Rostrevor was a real village - one of the prettiest in the country. But Omeath was little more than a straggle of vendors' huts, a pub, a few cottages, and a quay where the ferry from Warrenpoint docked. The vendors sold those wonderful things that one always associates with the seaside - little windmills, fake binoculars made of plastic, pails and shovels, rubber hatchets and daggers, plastic swords, toy rifles that shot corks, and toy whistles. Other stalls sold willocks - tiny shell fish that you picked out with a pin. You could buy them in jars already picked and pickled.

Forty years or more ago, there was but one pub in the "downtown" part of the village, right near the quay. I would sit and guzzle gallons of lemonade and munch on crisps while my father and my uncle Willy would take their time over a bottle of porter. There was not much else to do in Omeath in those days. You could not swim in Carlingford Lough, the water was always freezing, even at the height of summer, and the beach was little more than a narrow stretch of seaweed-covered rock.

Our cottage was about five miles out of the village on the road to Carlingford town. It sat facing toward the lough up a long, stony laneway. It was in fact a small, low farm house, with two bedrooms off of a main room. There was an outhouse next to the house and no electricity. We used oil lamp. The most exciting thing about it was the bats, swooping down at night as we trudged back up the laneway, threatening (so we thought) to get tangled up in our hair. Apart from the outhouse, the most disgusting things were the black beetles, or clocks, as we called them, perhaps because during mating season they made a sort of ticking noise. On one of our very first trips there, about 1950 or so, I remember my grandmother lighting the oil lamp to behold a swarm of them marching across the walls and ceiling. I guess it was their marching season as well.

The nearest cinema was in Carlingford town. As well, King John's castle stood just outside the town, near the shore, guarding the entrance to the lough. My favorite thing, however, were the jaunting cars, which ran along the Omeath road. My granny and I would sit on the side seat with a blanket over our laps, bouncing along to the clip-clop of the horse's hooves. Perhaps my next favorite attraction in Omeath was the fact that you could buy American comics, which were not available in Northern Ireland. There were "horror" comics, which the British deemed too tasteless for children. But I loved them because they were glossier than the British comics, which appeared rather staid in comparison.

Finally, of course, there was the trip across the lough itself, which we took when we were staying in Rostrevor and wanted to visit Omeath for a day. The open boat left Warrenpoint, about three miles from Rostrevor, and took no more than 10 minutes to reach its destination. On the way across, a man sitting in the stern would play an accordion to entertain the day trippers as we skimmed over the waves.

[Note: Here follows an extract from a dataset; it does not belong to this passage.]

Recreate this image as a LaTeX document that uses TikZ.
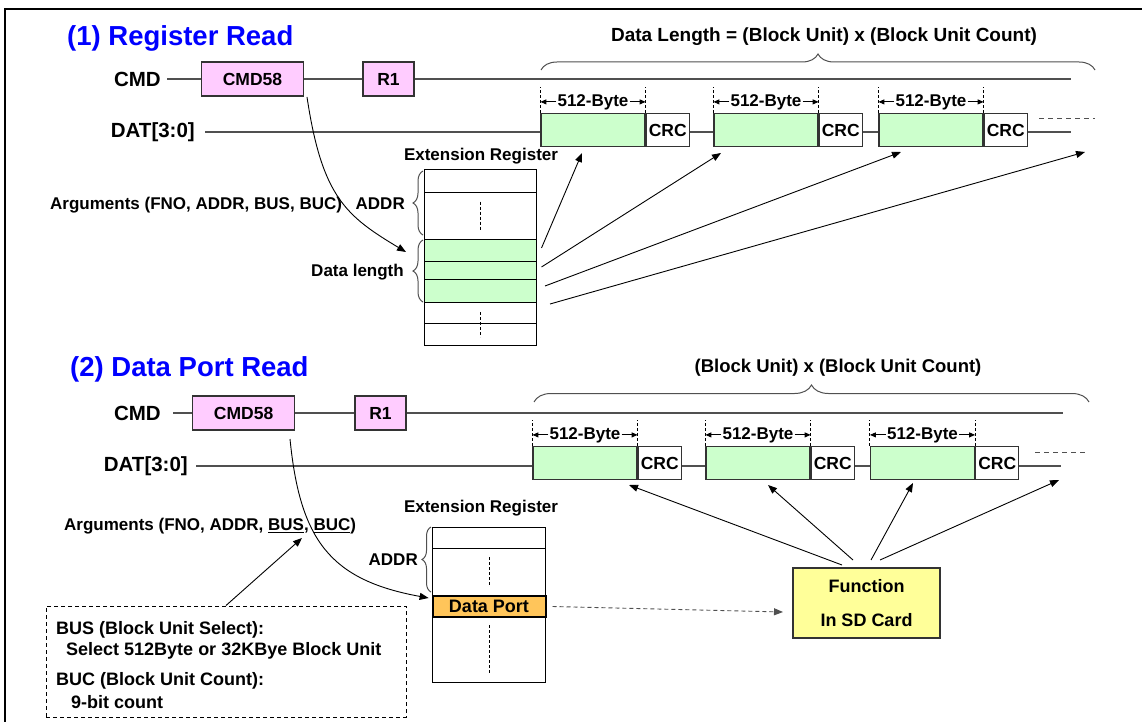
\documentclass[tikz,border=0pt]{standalone}
\usepackage{fontspec}
\setmainfont{Liberation Sans}
\usetikzlibrary{arrows.meta,decorations.pathreplacing,calc}
\definecolor{pinkf}{HTML}{FFCCFF}
\definecolor{greenf}{HTML}{CCFFCC}
\definecolor{yellowf}{HTML}{FFFF99}
\definecolor{orangef}{HTML}{FFC55A}
\definecolor{sigc}{HTML}{505050}
\definecolor{edgec}{HTML}{333333}
\definecolor{titleblue}{HTML}{0000FF}
\newcommand\fsz[1]{\fontsize{#1}{#1}\selectfont\bfseries}
\newcommand\dimmark[2]{%
  \draw[dimdash] (#1.north west) -- ++(0,-26);
  \draw[dimdash] (#1.north east) -- ++(0,-26);
  \node[font=\fsz{17}, inner sep=1pt] (#2) at ($(#1.north)+(0,-11)$) {512-Byte};
  \draw[dimarrow] (#2.west) -- (#2.west -| #1.west);
  \draw[dimarrow] (#2.east) -- (#2.east -| #1.east);
}
\begin{document}
\begin{tikzpicture}[x=1pt,y=-1pt,
  lbl/.style={inner sep=2pt, font=\fsz{20.5}},
  txt/.style={inner sep=1pt, font=\fsz{17}},
  ttl/.style={inner sep=0pt, font=\fsz{27.5}, text=titleblue},
  cmdbox/.style={draw=edgec, fill=pinkf, line width=1.2pt, minimum height=34pt, inner sep=0pt, font=\fsz{17.5}},
  datbox/.style={draw=edgec, fill=greenf, line width=1.2pt, minimum height=33pt, minimum width=104pt, inner sep=0pt},
  crcbox/.style={draw=edgec, fill=white, line width=1.2pt, minimum height=33pt, minimum width=43pt, inner sep=0pt, font=\fsz{17.5}, anchor=west},
  cellbox/.style={draw=black, line width=1pt, minimum width=112pt, inner sep=0pt, outer sep=0pt, anchor=north west},
  sigline/.style={draw=sigc, line width=1.3pt},
  conn/.style={-{Triangle[length=9pt,width=7pt]}, line width=0.9pt, draw=black},
  dimarrow/.style={-{Triangle[length=6pt,width=5pt]}, line width=0.9pt},
  dimdash/.style={dash pattern=on 3pt off 2pt, line width=0.9pt},
  mybrace/.style={decorate, decoration={brace, amplitude=#1}, draw=sigc, line width=1pt}
]
\useasboundingbox (0,0) rectangle (1142,722);
% frame
\draw[line width=2pt] (5,722) -- (5,9) -- (1142,9);

% ================= Section 1 =================
\node[ttl, anchor=west] (title1) at (67,38) {(1) Register Read};
\node[lbl, anchor=east] (cmdlA) at (163,79) {CMD};
\node[cmdbox, minimum width=102pt] (cmdA) at (252.5,79) {CMD58};
\node[cmdbox, minimum width=51pt] (r1A) at (388.5,79) {R1};
\coordinate (cAend) at (1071,79);
\draw[sigline, shorten <=4pt] (cmdlA.east) -- (cmdA.west);
\draw[sigline] (cmdA.east) -- (r1A.west);
\draw[sigline] (r1A.east) -- (cAend);

\node[lbl, anchor=east] (datlA) at (197,132) {DAT[3:0]};
\node[datbox] (blkA1) at (593,130) {};
\node[crcbox] (crcA1) at (blkA1.east) {CRC};
\node[datbox] (blkA2) at (766,130) {};
\node[crcbox] (crcA2) at (blkA2.east) {CRC};
\node[datbox] (blkA3) at (931,130) {};
\node[crcbox] (crcA3) at (blkA3.east) {CRC};
\coordinate (dAend) at (1071,132);
\draw[sigline, shorten <=8pt] (datlA.east) -- (datlA.east -| blkA1.west);
\draw[sigline] (crcA1.east |- datlA.east) -- (blkA2.west |- datlA.east);
\draw[sigline] (crcA2.east |- datlA.east) -- (blkA3.west |- datlA.east);
\draw[sigline] (crcA3.east |- datlA.east) -- (dAend);
\draw[dimdash, draw=sigc, dash pattern=on 5pt off 4pt] (1039,118) -- (1095,118);
\dimmark{blkA1}{dmA1}
\dimmark{blkA2}{dmA2}
\dimmark{blkA3}{dmA3}

\draw[mybrace=16pt] (541,70) -- (1095,70);
\node[txt, font=\fsz{19}] (lenA) at (824,37) {Data Length = (Block Unit) x (Block Unit Count)};

\node[txt] (extA) at (481,156) {Extension Register};
\node[cellbox, minimum height=22pt] (tA1) at (424,170) {};
\node[cellbox, minimum height=47pt] (tA2) at (424,192) {};
\node[cellbox, fill=greenf, minimum height=22pt] (tA3) at (424,239) {};
\node[cellbox, fill=greenf, minimum height=18pt] (tA4) at (424,261) {};
\node[cellbox, fill=greenf, minimum height=23pt] (tA5) at (424,279) {};
\node[cellbox, minimum height=21pt] (tA6) at (424,302) {};
\node[cellbox, minimum height=22pt] (tA7) at (424,323) {};
\draw[dimdash] (tA2.center) ++(0,-14) -- ++(0,28);
\draw[dimdash] (tA6.south) ++(0,-11) -- ++(0,25);

\draw[mybrace=10pt] (423,235) -- (423,171);
\draw[mybrace=10pt] (423,302) -- (423,240);
\node[txt, anchor=east] (addrA) at (406,204) {ADDR};
\node[txt, anchor=east] (dlA) at (405,272) {Data length};
\node[txt, anchor=west] (argA) at (49,205) {Arguments (FNO, ADDR, BUS, BUC)};

\coordinate (cA) at (307,97);
\coordinate (eA) at (406,252);
\draw[conn] (cA) .. controls (322,197) and (346,216) .. (eA);

\coordinate (sA1) at (541.5,248);
\coordinate (sA2) at (541.5,267);
\coordinate (sA3) at (545,286);
\coordinate (sA4) at (550,304);
\coordinate (hA1) at (582,153);
\coordinate (hA2) at (721,153);
\coordinate (hA3) at (901,152);
\coordinate (hA4) at (1085,152);
\draw[conn] (sA1) -- (hA1);
\draw[conn] (sA2) -- (hA2);
\draw[conn] (sA3) -- (hA3);
\draw[conn] (sA4) -- (hA4);

% ================= Section 2 =================
\node[ttl, anchor=west] (title2) at (70,369) {(2) Data Port Read};
\node[lbl, anchor=east] (cmdlB) at (163,413) {CMD};
\node[cmdbox, minimum width=102pt] (cmdB) at (243.6,413) {CMD58};
\node[cmdbox, minimum width=51pt] (r1B) at (380.5,413) {R1};
\coordinate (cBend) at (1063,413);
\draw[sigline, shorten <=10pt] (cmdlB.east) -- (cmdB.west);
\draw[sigline] (cmdB.east) -- (r1B.west);
\draw[sigline] (r1B.east) -- (cBend);

\node[lbl, anchor=east] (datlB) at (190,466) {DAT[3:0]};
\node[datbox] (blkB1) at (585,463) {};
\node[crcbox] (crcB1) at (blkB1.east) {CRC};
\node[datbox] (blkB2) at (758,463) {};
\node[crcbox] (crcB2) at (blkB2.east) {CRC};
\node[datbox] (blkB3) at (922.5,463) {};
\node[crcbox] (crcB3) at (blkB3.east) {CRC};
\coordinate (dBend) at (1061,466);
\draw[sigline, shorten <=6pt] (datlB.east) -- (datlB.east -| blkB1.west);
\draw[sigline] (crcB1.east |- datlB.east) -- (blkB2.west |- datlB.east);
\draw[sigline] (crcB2.east |- datlB.east) -- (blkB3.west |- datlB.east);
\draw[sigline] (crcB3.east |- datlB.east) -- (dBend);
\draw[dimdash, draw=sigc, dash pattern=on 5pt off 4pt] (1035,452) -- (1085,452);
\dimmark{blkB1}{dmB1}
\dimmark{blkB2}{dmB2}
\dimmark{blkB3}{dmB3}

\draw[mybrace=17pt] (534,402) -- (1089,402);
\node[txt, font=\fsz{18.5}] (lenB) at (838,368) {(Block Unit) x (Block Unit Count)};

\node[txt] (extB) at (481,508) {Extension Register};
\node[cellbox, minimum width=113pt, minimum height=21pt] (tB1) at (432.5,527) {};
\node[cellbox, minimum width=113pt, minimum height=48pt] (tB2) at (432.5,548) {};
\node[cellbox, minimum width=113pt, minimum height=65pt] (tB4) at (432.5,617) {};
\node[cellbox, minimum width=113pt, minimum height=21pt, fill=orangef, line width=2pt, font=\fsz{18}] (dp) at (432.5,596) {Data Port};
\draw[dimdash] (tB2.center) ++(0,-15) -- ++(0,28);
\draw[dimdash] (tB4.center) ++(0,-24.5) -- ++(0,48);

\draw[mybrace=9pt] (431,592) -- (431,527);
\node[txt, anchor=east] (addrB) at (419,560) {ADDR};
\node[txt, anchor=west] (argB) at (63,526) {Arguments (FNO, ADDR, \underline{BUS}, \underline{BUC})};

\coordinate (cB) at (290,439);
\coordinate (eB) at (428.6,598);
\draw[conn] (cB) .. controls (300,540) and (330,580) .. (eB);

\node[draw=black, dash pattern=on 4pt off 3pt, line width=1pt, minimum width=360pt, minimum height=111pt] (note) at (226,661.5) {};
\node[txt, font=\fsz{18}, anchor=west] (n1) at (55,630) {BUS (Block Unit Select):};
\node[txt, font=\fsz{18}, anchor=west] (n2) at (65,651) {Select 512Byte or 32KBye Block Unit};
\node[txt, font=\fsz{18}, anchor=west] (n3) at (55,681) {BUC (Block Unit Count):};
\node[txt, font=\fsz{18}, anchor=west] (n4) at (70,702) {9-bit count};
\coordinate (hN) at (302,538);
\draw[conn] (note.north) -- (hN);

\node[draw=edgec, fill=yellowf, line width=1.2pt, minimum width=147pt, minimum height=70pt, align=center, font=\fontsize{18}{34}\selectfont\bfseries] (fn) at (866.5,603) {Function\\In SD Card};
\coordinate (eDP) at (783,612);
\draw[conn, dash pattern=on 4pt off 3pt, draw=sigc] (dp.east) ++(7,0) -- (eDP);

\coordinate (sB1) at (842,565);
\coordinate (sB2) at (853,560);
\coordinate (sB3) at (871,560);
\coordinate (sB4) at (880,560);
\coordinate (hB1) at (629,485);
\coordinate (hB2) at (768,485);
\coordinate (hB3) at (913,483);
\coordinate (hB4) at (1059,480);
\draw[conn] (sB1) -- (hB1);
\draw[conn] (sB2) -- (hB2);
\draw[conn] (sB3) -- (hB3);
\draw[conn] (sB4) -- (hB4);
\end{tikzpicture}
\end{document}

Carlingford Lough is a rather forbidding stretch of water - dark and deep and cold and looking like it should hold a monster in its depths. And the Coolley Mountains above Omeath are equally dark and brooding, covered in bog and bare rock, with nothing but crows flocking above them and hares darting across their slopes. However, as refugees from the Glorious Twelfth, we deeply appreciated a landscape without a bowler hat or Lambeg drum in sight, even if it had been as bleak as that of the moon.

Assembly bad manners

The Assembly met last Wednesday, with the extraordinary sight of the 18 Sinn Fein members taking their seats and sitting under the same roof as the Rev. Ian Paisley. Gerry Adams began his address in Irish and I wondered if that was the first time in the history of Stormont that the Irish language has been spoken in its chamber. The Paisleyites were guffawing during the occasion, and when asked to behave themselves, Paisley quipped, "I'd pay more attention if I knew what he was taking about," much to the amusement of the other political Neanderthals about him. Such is the famed Ulster wit. Still, it was far from being the worst display of bad manners that Ulster has experienced.